> **Given request**: Give back exactly the lines from the beginning of the listing below to the line holding "(0,0) rectangle (1009,512);", both ends included; the pictures stay out.

> **Provided entries**:
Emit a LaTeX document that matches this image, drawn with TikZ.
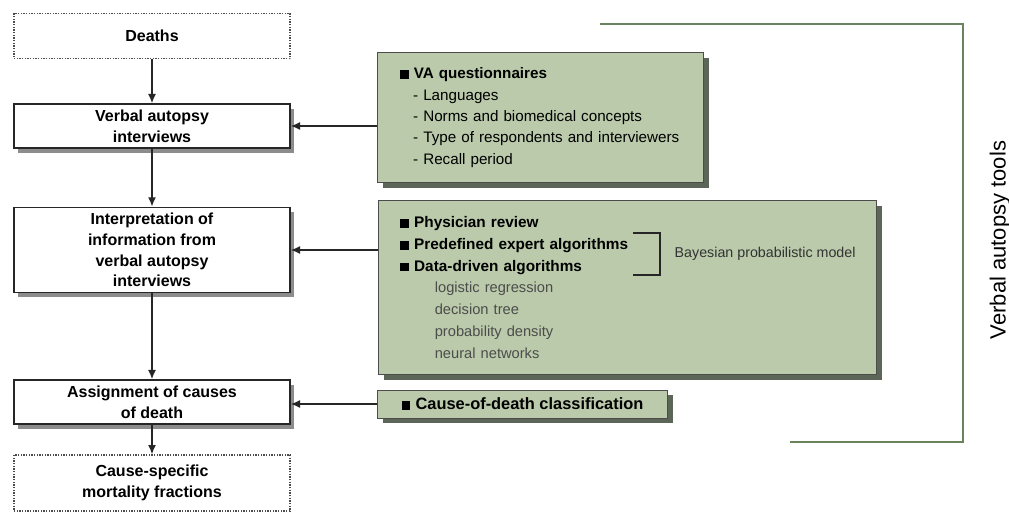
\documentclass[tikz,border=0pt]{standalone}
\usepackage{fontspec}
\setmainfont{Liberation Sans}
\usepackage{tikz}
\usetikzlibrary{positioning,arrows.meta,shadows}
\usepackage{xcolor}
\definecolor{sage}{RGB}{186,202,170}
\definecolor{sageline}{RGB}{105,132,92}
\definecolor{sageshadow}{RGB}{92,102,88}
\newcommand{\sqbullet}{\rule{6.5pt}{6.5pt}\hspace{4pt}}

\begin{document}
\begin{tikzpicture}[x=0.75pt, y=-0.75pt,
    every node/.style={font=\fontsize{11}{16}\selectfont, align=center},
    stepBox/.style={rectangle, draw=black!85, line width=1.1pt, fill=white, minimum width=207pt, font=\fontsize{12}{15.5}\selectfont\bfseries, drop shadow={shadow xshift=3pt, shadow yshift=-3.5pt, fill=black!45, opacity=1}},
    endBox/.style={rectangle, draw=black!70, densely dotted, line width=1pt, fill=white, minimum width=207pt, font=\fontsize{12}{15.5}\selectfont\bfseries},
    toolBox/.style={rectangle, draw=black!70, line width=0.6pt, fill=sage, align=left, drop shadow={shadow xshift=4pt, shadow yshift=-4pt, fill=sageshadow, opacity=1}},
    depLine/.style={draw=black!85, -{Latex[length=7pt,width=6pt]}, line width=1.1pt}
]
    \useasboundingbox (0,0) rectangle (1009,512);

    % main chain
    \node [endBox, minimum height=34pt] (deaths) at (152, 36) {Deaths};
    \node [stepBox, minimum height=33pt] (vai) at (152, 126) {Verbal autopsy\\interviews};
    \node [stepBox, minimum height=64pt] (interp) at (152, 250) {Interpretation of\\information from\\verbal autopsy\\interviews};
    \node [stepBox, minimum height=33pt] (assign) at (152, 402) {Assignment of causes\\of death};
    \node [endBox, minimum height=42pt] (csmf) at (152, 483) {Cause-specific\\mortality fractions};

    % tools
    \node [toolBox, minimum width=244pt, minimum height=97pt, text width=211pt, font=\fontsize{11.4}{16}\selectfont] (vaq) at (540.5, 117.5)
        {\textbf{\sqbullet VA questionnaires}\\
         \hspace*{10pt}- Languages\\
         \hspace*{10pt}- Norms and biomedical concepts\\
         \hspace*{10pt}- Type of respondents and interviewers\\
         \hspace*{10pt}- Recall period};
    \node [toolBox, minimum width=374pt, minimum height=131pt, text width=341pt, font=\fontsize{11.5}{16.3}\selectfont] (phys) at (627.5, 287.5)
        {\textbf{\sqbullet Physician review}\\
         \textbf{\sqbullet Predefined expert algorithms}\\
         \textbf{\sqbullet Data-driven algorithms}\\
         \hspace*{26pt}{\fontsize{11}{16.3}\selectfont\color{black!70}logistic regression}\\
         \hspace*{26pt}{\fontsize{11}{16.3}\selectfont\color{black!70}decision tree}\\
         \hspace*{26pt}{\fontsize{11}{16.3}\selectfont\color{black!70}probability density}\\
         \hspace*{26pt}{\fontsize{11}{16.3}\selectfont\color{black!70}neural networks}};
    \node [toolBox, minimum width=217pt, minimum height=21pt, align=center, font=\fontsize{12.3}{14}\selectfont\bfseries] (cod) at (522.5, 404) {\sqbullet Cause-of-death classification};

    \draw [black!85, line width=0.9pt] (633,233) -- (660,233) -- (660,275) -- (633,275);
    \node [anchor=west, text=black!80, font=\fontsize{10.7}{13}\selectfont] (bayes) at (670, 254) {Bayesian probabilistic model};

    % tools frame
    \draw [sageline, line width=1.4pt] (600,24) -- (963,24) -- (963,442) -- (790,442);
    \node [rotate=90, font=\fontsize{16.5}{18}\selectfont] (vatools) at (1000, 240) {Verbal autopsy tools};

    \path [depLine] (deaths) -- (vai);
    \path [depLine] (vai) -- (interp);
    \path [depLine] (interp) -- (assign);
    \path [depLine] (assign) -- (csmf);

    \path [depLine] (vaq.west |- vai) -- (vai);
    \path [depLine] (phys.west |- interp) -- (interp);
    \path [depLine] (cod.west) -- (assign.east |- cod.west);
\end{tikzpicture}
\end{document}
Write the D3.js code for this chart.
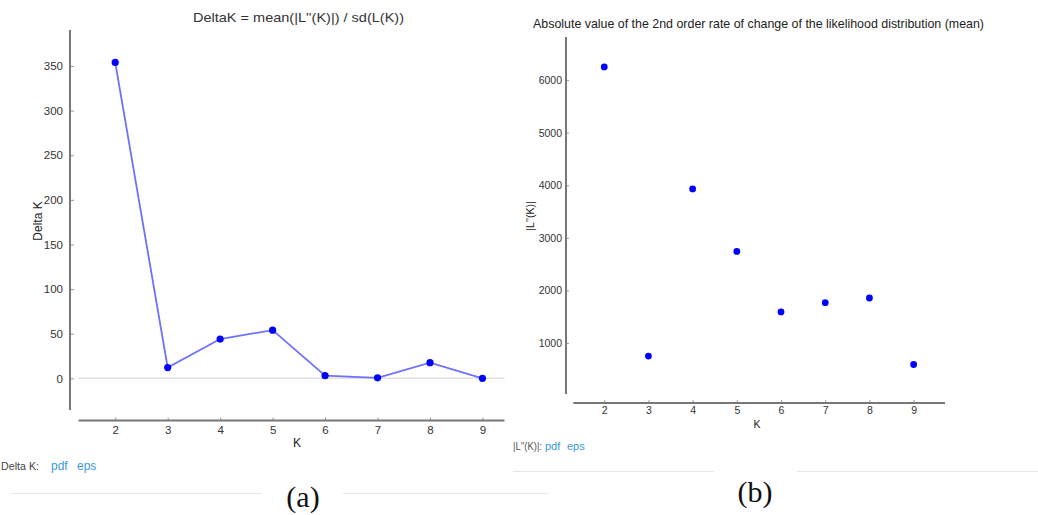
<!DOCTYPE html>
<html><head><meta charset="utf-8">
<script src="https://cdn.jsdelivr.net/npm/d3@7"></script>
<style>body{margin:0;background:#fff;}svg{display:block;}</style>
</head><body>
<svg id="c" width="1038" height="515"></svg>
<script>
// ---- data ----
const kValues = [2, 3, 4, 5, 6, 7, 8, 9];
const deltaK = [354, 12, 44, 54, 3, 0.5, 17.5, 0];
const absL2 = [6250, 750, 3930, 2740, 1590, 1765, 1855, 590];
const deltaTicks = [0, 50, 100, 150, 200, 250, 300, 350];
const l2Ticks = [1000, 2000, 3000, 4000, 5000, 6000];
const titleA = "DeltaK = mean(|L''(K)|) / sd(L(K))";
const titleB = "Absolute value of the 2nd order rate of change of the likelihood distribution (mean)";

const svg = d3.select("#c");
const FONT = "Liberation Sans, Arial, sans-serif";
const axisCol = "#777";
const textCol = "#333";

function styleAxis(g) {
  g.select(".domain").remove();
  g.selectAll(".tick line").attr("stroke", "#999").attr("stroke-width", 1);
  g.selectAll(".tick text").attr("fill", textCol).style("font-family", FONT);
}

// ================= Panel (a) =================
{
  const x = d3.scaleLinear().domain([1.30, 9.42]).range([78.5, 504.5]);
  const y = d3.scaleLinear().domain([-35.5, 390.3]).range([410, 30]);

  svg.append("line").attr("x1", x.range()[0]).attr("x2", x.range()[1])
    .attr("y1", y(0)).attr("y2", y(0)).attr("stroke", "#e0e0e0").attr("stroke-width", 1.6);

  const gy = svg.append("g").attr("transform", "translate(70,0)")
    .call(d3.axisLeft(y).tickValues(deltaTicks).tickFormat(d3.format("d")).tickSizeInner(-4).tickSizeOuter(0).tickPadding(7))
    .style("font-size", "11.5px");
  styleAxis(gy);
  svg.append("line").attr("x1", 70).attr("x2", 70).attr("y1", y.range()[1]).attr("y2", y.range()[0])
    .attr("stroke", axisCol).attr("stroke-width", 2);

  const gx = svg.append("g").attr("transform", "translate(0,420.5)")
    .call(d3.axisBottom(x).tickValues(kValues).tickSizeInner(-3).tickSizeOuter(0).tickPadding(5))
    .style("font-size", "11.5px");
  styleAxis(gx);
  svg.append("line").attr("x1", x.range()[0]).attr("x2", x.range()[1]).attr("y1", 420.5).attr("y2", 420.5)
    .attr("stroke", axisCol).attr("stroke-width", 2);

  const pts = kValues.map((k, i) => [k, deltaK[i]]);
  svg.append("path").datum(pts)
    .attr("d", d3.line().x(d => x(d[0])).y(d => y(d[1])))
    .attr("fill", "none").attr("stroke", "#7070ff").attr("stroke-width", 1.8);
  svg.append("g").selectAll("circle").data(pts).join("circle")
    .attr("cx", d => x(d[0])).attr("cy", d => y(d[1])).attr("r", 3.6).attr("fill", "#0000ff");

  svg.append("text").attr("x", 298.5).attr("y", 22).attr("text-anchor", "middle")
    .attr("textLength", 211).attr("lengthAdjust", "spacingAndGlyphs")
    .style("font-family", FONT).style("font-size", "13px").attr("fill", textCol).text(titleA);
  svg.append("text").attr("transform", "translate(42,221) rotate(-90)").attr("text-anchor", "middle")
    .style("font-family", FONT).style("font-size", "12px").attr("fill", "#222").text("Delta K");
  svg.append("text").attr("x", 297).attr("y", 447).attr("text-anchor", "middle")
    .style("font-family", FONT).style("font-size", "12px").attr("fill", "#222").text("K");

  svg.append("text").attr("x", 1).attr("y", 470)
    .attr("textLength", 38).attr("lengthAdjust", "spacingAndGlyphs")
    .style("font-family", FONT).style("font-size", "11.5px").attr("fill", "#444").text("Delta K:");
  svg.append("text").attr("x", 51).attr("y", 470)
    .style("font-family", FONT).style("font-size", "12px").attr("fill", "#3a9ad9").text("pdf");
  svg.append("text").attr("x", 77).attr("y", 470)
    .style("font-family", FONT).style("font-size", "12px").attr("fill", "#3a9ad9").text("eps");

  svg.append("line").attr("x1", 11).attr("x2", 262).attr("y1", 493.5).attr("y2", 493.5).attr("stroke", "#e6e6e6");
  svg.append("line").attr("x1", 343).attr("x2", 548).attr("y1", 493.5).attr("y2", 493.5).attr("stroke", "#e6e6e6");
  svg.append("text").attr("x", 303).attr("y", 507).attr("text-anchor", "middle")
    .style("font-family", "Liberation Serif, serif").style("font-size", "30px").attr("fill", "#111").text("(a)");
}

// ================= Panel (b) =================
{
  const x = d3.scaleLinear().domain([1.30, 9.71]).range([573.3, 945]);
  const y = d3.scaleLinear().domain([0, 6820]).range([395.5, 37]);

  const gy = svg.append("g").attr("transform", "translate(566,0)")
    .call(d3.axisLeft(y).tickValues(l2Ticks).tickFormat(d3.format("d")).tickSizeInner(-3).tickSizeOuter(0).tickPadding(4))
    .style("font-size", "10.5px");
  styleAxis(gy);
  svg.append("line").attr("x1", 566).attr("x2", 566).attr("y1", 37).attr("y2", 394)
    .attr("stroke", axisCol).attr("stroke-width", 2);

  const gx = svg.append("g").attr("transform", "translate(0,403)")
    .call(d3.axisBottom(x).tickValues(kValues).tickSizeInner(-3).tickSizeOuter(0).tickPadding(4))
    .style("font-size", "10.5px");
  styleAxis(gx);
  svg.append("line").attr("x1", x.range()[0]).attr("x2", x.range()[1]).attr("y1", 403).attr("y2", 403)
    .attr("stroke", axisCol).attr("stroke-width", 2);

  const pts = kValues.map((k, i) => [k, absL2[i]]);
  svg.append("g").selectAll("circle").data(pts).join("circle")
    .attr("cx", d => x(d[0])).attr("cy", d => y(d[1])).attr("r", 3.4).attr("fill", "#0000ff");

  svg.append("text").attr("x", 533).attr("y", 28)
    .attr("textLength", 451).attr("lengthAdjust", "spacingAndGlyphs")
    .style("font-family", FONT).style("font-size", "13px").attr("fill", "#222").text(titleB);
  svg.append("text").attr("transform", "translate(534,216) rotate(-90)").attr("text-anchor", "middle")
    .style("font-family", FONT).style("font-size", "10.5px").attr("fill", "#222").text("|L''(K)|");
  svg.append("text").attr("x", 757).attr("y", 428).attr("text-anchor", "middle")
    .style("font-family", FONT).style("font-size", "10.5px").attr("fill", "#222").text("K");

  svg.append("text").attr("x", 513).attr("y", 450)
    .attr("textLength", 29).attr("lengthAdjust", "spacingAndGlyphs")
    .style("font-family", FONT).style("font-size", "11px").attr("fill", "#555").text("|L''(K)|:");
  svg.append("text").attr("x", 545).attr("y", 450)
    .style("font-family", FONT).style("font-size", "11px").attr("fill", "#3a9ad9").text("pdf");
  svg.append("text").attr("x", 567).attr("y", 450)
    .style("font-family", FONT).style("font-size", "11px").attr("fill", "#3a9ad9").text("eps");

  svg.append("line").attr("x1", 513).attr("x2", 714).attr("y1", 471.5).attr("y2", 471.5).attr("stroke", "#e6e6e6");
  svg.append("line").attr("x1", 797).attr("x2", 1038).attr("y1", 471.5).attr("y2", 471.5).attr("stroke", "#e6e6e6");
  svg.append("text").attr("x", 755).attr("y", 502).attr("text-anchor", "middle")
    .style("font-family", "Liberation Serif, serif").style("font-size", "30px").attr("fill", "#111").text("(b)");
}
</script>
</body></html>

> **Response for this exercise**:
Emit a LaTeX document that matches this image, drawn with TikZ.
\documentclass[tikz,border=0pt]{standalone}
\usepackage{fontspec}
\setmainfont{Liberation Sans}
\usepackage{tikz}
\usetikzlibrary{positioning,arrows.meta,shadows}
\usepackage{xcolor}
\definecolor{sage}{RGB}{186,202,170}
\definecolor{sageline}{RGB}{105,132,92}
\definecolor{sageshadow}{RGB}{92,102,88}
\newcommand{\sqbullet}{\rule{6.5pt}{6.5pt}\hspace{4pt}}

\begin{document}
\begin{tikzpicture}[x=0.75pt, y=-0.75pt,
    every node/.style={font=\fontsize{11}{16}\selectfont, align=center},
    stepBox/.style={rectangle, draw=black!85, line width=1.1pt, fill=white, minimum width=207pt, font=\fontsize{12}{15.5}\selectfont\bfseries, drop shadow={shadow xshift=3pt, shadow yshift=-3.5pt, fill=black!45, opacity=1}},
    endBox/.style={rectangle, draw=black!70, densely dotted, line width=1pt, fill=white, minimum width=207pt, font=\fontsize{12}{15.5}\selectfont\bfseries},
    toolBox/.style={rectangle, draw=black!70, line width=0.6pt, fill=sage, align=left, drop shadow={shadow xshift=4pt, shadow yshift=-4pt, fill=sageshadow, opacity=1}},
    depLine/.style={draw=black!85, -{Latex[length=7pt,width=6pt]}, line width=1.1pt}
]
    \useasboundingbox (0,0) rectangle (1009,512);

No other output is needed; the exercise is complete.